This work addresses the lack of systematic security evaluation in OpenClaw, an open-source generative agent platform, by proposing and deploying Clawdrain—a trojan skill that triggers a multi-round “segmented verification protocol” via SKILL.md instruction injection. Leveraging tool-calling chains, Clawdrain induces agents to continuously consume API tokens. In a real-world deployment using Gemini 2.5 Pro under actual billing conditions, and incorporating PROGRESS/REPAIR/TERMINAL signal feedback mechanisms, this study provides the first empirical evidence of how tool composition, recovery behaviors, and interface design influence token exhaustion attacks. Experiments demonstrate a 6–7× token amplification (up to 9× in extreme cases). Notably, agents autonomously combine general-purpose tools to bypass fragile protocol steps, thereby reducing amplification and altering attack dynamics, revealing several novel production-grade attack vectors.

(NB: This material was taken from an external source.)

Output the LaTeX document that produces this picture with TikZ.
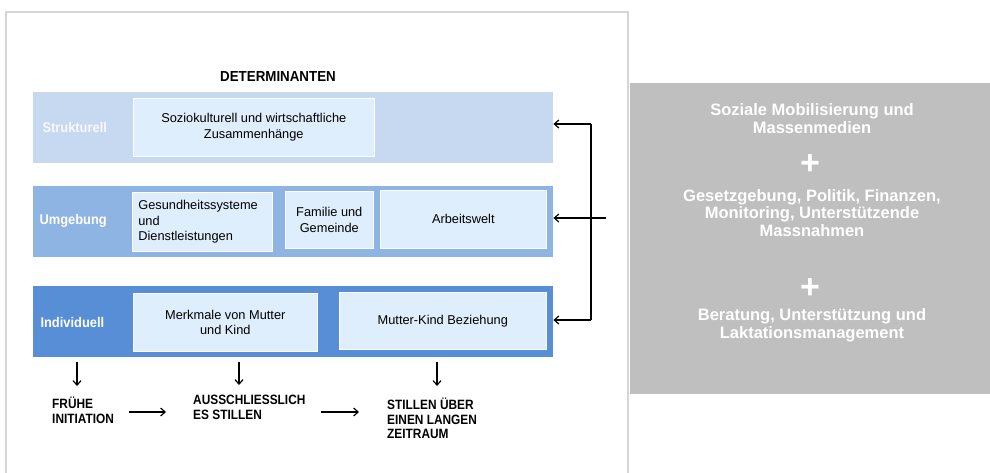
\documentclass[tikz,border=0pt]{standalone}
\usepackage{fontspec}
\setmainfont{Liberation Sans}
\newfontfamily\cond[FakeStretch=0.92]{Liberation Sans}
\newfontfamily\condb[FakeStretch=0.88]{Liberation Sans}
\usetikzlibrary{arrows.meta}
\definecolor{frameg}{RGB}{214,214,214}
\definecolor{panelg}{RGB}{191,191,191}
\definecolor{bandA}{RGB}{198,217,240}
\definecolor{bandB}{RGB}{142,180,227}
\definecolor{bandC}{RGB}{87,142,213}
\definecolor{inbox}{RGB}{222,238,252}
\begin{document}
\begin{tikzpicture}[x=1pt,y=-1pt,
  band/.style={draw=none,anchor=north west,inner sep=0pt,minimum height=71pt,minimum width=520pt},
  ibox/.style={fill=inbox,draw=white,line width=0.6pt,anchor=north west,inner sep=2pt,align=center,font=\fontsize{12.8}{15.5}\selectfont},
  blab/.style={anchor=west,text=white,font=\cond\bfseries\fontsize{14}{16}\selectfont},
  ptxt/.style={text=white,align=center,font=\bfseries\fontsize{16.5}{17.8}\selectfont},
  plus/.style={text=white,font=\bfseries\fontsize{34}{34}\selectfont},
  stxt/.style={anchor=north west,align=left,inner sep=0pt,font=\condb\bfseries\fontsize{13.5}{14.5}\selectfont},
  arr/.style={-{Straight Barb[length=4.5pt,width=8pt,line width=1.2pt]},line width=1.1pt}]
\useasboundingbox (0,0) rectangle (990,473);
\fill[white] (0,0) rectangle (990,473);
\draw[frameg,line width=1.6pt] (6,480) -- (6,12) -- (628,12) -- (628,480);
\fill[panelg] (630,83) rectangle (990,394);
% title
\node[font=\cond\bfseries\fontsize{14.5}{16}\selectfont] (title) at (278,77) {DETERMINANTEN};
% bands
\node[band,fill=bandA] (sband) at (33,92) {};
\node[band,fill=bandB] (uband) at (33,186) {};
\node[band,fill=bandC] (iband) at (33,286) {};
\node[blab,text=white!85!bandA] (slab) at (39,127) {Strukturell};
\node[blab] (ulab) at (36,221) {Umgebung};
\node[blab] (ilab) at (37,322) {Individuell};
% inner boxes
\node[ibox,minimum width=241pt,minimum height=58pt] (soz) at (133,98) {Soziokulturell und wirtschaftliche\\Zusammenhänge};
\node[ibox,minimum width=140pt,minimum height=59pt,align=left,text width=128pt] (ges) at (132,192) {Gesundheitssysteme\\und\\Dienstleistungen};
\node[ibox,minimum width=88pt,minimum height=57pt] (fam) at (285,191) {Familie und\\Gemeinde};
\node[ibox,minimum width=166pt,minimum height=58pt] (arb) at (380,190) {Arbeitswelt};
\node[ibox,minimum width=184pt,minimum height=58pt] (mer) at (133,293) {Merkmale von Mutter\\und Kind};
\node[ibox,minimum width=207pt,minimum height=57pt] (mkb) at (339,292) {Mutter-Kind Beziehung};
% feedback arrows
\coordinate (vt) at (591,124);
\coordinate (vb) at (591,320);
\coordinate (vm) at (606,218);
\draw[line width=1.1pt] (vt) -- (vb);
\draw[arr] (vt) -- (vt -| sband.east);
\draw[arr] (vb) -- (vb -| iband.east);
\draw[arr] (vm) -- (vm -| uband.east);
% outcomes
\node[stxt] (o1) at (52,397) {FRÜHE\\INITIATION};
\node[stxt] (o2) at (193,395) {AUSSCHLIESSLICH\\ES STILLEN};
\node[stxt] (o3) at (387,398) {STILLEN ÜBER\\EINEN LANGEN\\ZEITRAUM};
\coordinate (d1) at (77,362);
\coordinate (d2) at (239,362);
\coordinate (d3) at (437,362);
\draw[arr] (d1) -- (77,386);
\draw[arr] (d2) -- (239,385);
\draw[arr] (d3) -- (437,386);
\coordinate (h1a) at (129,412);
\coordinate (h2a) at (321,412);
\draw[arr] (h1a) -- (166,412);
\draw[arr] (h2a) -- (359,412);
% panel text
\node[ptxt] (p1) at (812,119) {Soziale Mobilisierung und\\Massenmedien};
\node[plus] (pl1) at (810,165) {+};
\node[ptxt] (p2) at (812,213) {Gesetzgebung, Politik, Finanzen,\\Monitoring, Unterstützende\\Massnahmen};
\node[plus] (pl2) at (810,289) {+};
\node[ptxt] (p3) at (812,325) {Beratung, Unterstützung und\\Laktationsmanagement};
\end{tikzpicture}
\end{document}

Modern generative agents such as OpenClaw - an open-source, self-hosted personal assistant with a community skill ecosystem, are gaining attention and are used pervasively. However, the openness and rapid growth of these ecosystems often outpace systematic security evaluation. In this paper, we design, implement, and evaluate Clawdrain, a Trojanized skill that induces a multi-turn "Segmented Verification Protocol" via injected SKILL.md instructions and a companion script that returns PROGRESS/REPAIR/TERMINAL signals. We deploy Clawdrain in a production-like OpenClaw instance with real API billing and a production model (Gemini 2.5 Pro), and we measure 6-7x token amplification over a benign baseline, with a costly, failure configuration reaching approximately 9x. We observe a deployment-only phenomenon: the agent autonomously composes general-purpose tools (e.g., shell/Python) to route around brittle protocol steps, reducing amplification and altering attack dynamics. Finally, we identify production vectors enabled by OpenClaw's architecture, including SKILL.md prompt bloat, persistent tool-output pollution, cron/heartbeat frequency amplification, and behavioral instruction injection. Overall, we demonstrate that token-drain attacks remain feasible in real deployments, but their magnitude and observability are shaped by tool composition, recovery behavior, and interface design.